Esse chamado ecoa o Shema Israel: "Ouve, ó Israel: o Senhor, nosso Deus, é o único Senhor" (Dt 6,4). Assim como Israel deveria ouvir e obedecer à Lei dada por Moisés, agora toda a humanidade deve voltar-se à Palavra encarnada. A obediência a Cristo não é mera submissão, mas adesão à plenitude da Verdade que liberta.
4. A Transfiguração como Síntese da História da Salvação
Moisés e Elias, presentes no episódio, representam respectivamente a Lei e os Profetas. Mas a ordem do Pai deixa claro: a plenitude não está mais na Lei mosaica ou nas profecias, mas em Cristo. Ele é a chave hermenêutica de toda a Revelação, o Alfa e o Ômega, aquele que dá sentido a tudo o que foi anunciado.

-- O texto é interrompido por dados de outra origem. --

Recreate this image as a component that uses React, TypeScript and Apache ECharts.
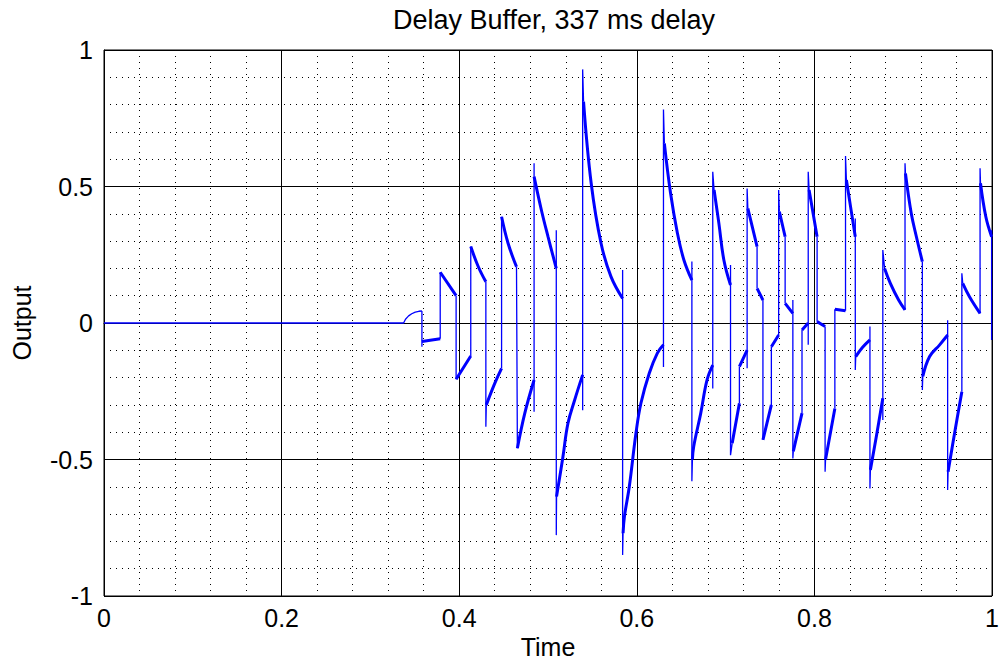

Dessa forma, a Transfiguração antecipa a Ressurreição e aponta para a consumação escatológica. A glória que os discípulos testemunham no monte não é apenas uma visão momentânea, mas a realidade última à qual toda a criação está destinada. O "ouvi-O" é um convite à transformação interior, para que, ao escutar a Palavra viva, o homem seja conduzido à plena comunhão com Deus.
Conclusão
A voz da nuvem, ao proclamar Cristo como Filho Amado e ordenar que O escutemos, revela a centralidade absoluta do Verbo encarnado na economia da salvação. Quem O escuta e se abre à Sua luz experimenta a verdadeira transfiguração do ser, abandonando a ilusão das aparências e entrando na plenitude da Verdade. Assim, a obediência a Cristo não é apenas um mandamento, mas a própria via para a eternidade.